== DATASET EXTRACT
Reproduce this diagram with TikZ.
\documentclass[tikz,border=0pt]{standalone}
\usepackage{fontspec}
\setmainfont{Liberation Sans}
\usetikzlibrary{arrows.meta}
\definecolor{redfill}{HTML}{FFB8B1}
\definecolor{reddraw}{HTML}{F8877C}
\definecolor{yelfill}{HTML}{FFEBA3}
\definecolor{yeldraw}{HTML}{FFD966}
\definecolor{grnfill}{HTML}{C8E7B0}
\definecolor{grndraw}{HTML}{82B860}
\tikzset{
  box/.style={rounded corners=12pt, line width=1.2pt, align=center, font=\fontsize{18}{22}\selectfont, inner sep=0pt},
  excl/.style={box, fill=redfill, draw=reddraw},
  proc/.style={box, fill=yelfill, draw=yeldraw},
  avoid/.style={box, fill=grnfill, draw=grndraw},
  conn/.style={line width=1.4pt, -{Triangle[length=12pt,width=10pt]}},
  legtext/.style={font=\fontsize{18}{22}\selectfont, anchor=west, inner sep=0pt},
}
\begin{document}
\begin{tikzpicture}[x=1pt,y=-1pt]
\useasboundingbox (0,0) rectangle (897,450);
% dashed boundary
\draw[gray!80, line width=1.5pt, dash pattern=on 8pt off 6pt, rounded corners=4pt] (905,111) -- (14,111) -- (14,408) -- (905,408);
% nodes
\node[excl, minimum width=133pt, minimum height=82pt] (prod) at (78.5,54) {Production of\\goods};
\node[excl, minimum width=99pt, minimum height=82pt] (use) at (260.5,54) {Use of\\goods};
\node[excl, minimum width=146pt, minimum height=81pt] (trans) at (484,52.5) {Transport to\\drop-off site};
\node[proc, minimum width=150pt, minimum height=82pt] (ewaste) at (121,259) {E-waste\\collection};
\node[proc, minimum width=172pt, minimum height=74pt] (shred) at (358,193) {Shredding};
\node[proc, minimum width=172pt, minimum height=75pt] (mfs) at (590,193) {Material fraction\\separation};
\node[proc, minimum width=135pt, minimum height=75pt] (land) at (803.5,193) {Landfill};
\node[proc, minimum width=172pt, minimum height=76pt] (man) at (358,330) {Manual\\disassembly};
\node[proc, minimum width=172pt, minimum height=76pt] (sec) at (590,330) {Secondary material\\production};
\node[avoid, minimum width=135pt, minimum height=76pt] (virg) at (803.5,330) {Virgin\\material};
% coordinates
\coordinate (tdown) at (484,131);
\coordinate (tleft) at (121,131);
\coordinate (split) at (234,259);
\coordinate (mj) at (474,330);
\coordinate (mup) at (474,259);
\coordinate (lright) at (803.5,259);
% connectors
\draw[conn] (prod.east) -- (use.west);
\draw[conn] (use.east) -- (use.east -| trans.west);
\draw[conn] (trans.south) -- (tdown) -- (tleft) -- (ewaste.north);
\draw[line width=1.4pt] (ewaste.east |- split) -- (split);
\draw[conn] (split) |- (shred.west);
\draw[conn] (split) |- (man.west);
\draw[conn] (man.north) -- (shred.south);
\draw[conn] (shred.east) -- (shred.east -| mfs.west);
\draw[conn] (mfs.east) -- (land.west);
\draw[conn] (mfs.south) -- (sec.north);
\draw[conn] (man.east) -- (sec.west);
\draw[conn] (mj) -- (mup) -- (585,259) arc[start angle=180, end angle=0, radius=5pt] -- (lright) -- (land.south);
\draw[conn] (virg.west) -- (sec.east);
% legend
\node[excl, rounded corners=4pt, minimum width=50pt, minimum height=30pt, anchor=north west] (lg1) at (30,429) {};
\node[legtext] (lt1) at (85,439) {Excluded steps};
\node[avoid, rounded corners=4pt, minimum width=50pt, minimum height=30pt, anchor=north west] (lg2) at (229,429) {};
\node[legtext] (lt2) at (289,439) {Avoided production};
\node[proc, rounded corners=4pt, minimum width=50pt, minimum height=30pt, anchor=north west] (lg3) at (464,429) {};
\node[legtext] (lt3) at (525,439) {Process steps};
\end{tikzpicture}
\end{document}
====
▶ [PROBLEM DESCRIPTION] Return all of the data exactly as it reads.

▶ [EXERCISE OUTPUT]
Reproduce this diagram with TikZ.
\documentclass[tikz,border=0pt]{standalone}
\usepackage{fontspec}
\setmainfont{Liberation Sans}
\usetikzlibrary{arrows.meta}
\definecolor{redfill}{HTML}{FFB8B1}
\definecolor{reddraw}{HTML}{F8877C}
\definecolor{yelfill}{HTML}{FFEBA3}
\definecolor{yeldraw}{HTML}{FFD966}
\definecolor{grnfill}{HTML}{C8E7B0}
\definecolor{grndraw}{HTML}{82B860}
\tikzset{
  box/.style={rounded corners=12pt, line width=1.2pt, align=center, font=\fontsize{18}{22}\selectfont, inner sep=0pt},
  excl/.style={box, fill=redfill, draw=reddraw},
  proc/.style={box, fill=yelfill, draw=yeldraw},
  avoid/.style={box, fill=grnfill, draw=grndraw},
  conn/.style={line width=1.4pt, -{Triangle[length=12pt,width=10pt]}},
  legtext/.style={font=\fontsize{18}{22}\selectfont, anchor=west, inner sep=0pt},
}
\begin{document}
\begin{tikzpicture}[x=1pt,y=-1pt]
\useasboundingbox (0,0) rectangle (897,450);
% dashed boundary
\draw[gray!80, line width=1.5pt, dash pattern=on 8pt off 6pt, rounded corners=4pt] (905,111) -- (14,111) -- (14,408) -- (905,408);
% nodes
\node[excl, minimum width=133pt, minimum height=82pt] (prod) at (78.5,54) {Production of\\goods};
\node[excl, minimum width=99pt, minimum height=82pt] (use) at (260.5,54) {Use of\\goods};
\node[excl, minimum width=146pt, minimum height=81pt] (trans) at (484,52.5) {Transport to\\drop-off site};
\node[proc, minimum width=150pt, minimum height=82pt] (ewaste) at (121,259) {E-waste\\collection};
\node[proc, minimum width=172pt, minimum height=74pt] (shred) at (358,193) {Shredding};
\node[proc, minimum width=172pt, minimum height=75pt] (mfs) at (590,193) {Material fraction\\separation};
\node[proc, minimum width=135pt, minimum height=75pt] (land) at (803.5,193) {Landfill};
\node[proc, minimum width=172pt, minimum height=76pt] (man) at (358,330) {Manual\\disassembly};
\node[proc, minimum width=172pt, minimum height=76pt] (sec) at (590,330) {Secondary material\\production};
\node[avoid, minimum width=135pt, minimum height=76pt] (virg) at (803.5,330) {Virgin\\material};
% coordinates
\coordinate (tdown) at (484,131);
\coordinate (tleft) at (121,131);
\coordinate (split) at (234,259);
\coordinate (mj) at (474,330);
\coordinate (mup) at (474,259);
\coordinate (lright) at (803.5,259);
% connectors
\draw[conn] (prod.east) -- (use.west);
\draw[conn] (use.east) -- (use.east -| trans.west);
\draw[conn] (trans.south) -- (tdown) -- (tleft) -- (ewaste.north);
\draw[line width=1.4pt] (ewaste.east |- split) -- (split);
\draw[conn] (split) |- (shred.west);
\draw[conn] (split) |- (man.west);
\draw[conn] (man.north) -- (shred.south);
\draw[conn] (shred.east) -- (shred.east -| mfs.west);
\draw[conn] (mfs.east) -- (land.west);
\draw[conn] (mfs.south) -- (sec.north);
\draw[conn] (man.east) -- (sec.west);
\draw[conn] (mj) -- (mup) -- (585,259) arc[start angle=180, end angle=0, radius=5pt] -- (lright) -- (land.south);
\draw[conn] (virg.west) -- (sec.east);
% legend
\node[excl, rounded corners=4pt, minimum width=50pt, minimum height=30pt, anchor=north west] (lg1) at (30,429) {};
\node[legtext] (lt1) at (85,439) {Excluded steps};
\node[avoid, rounded corners=4pt, minimum width=50pt, minimum height=30pt, anchor=north west] (lg2) at (229,429) {};
\node[legtext] (lt2) at (289,439) {Avoided production};
\node[proc, rounded corners=4pt, minimum width=50pt, minimum height=30pt, anchor=north west] (lg3) at (464,429) {};
\node[legtext] (lt3) at (525,439) {Process steps};
\end{tikzpicture}
\end{document}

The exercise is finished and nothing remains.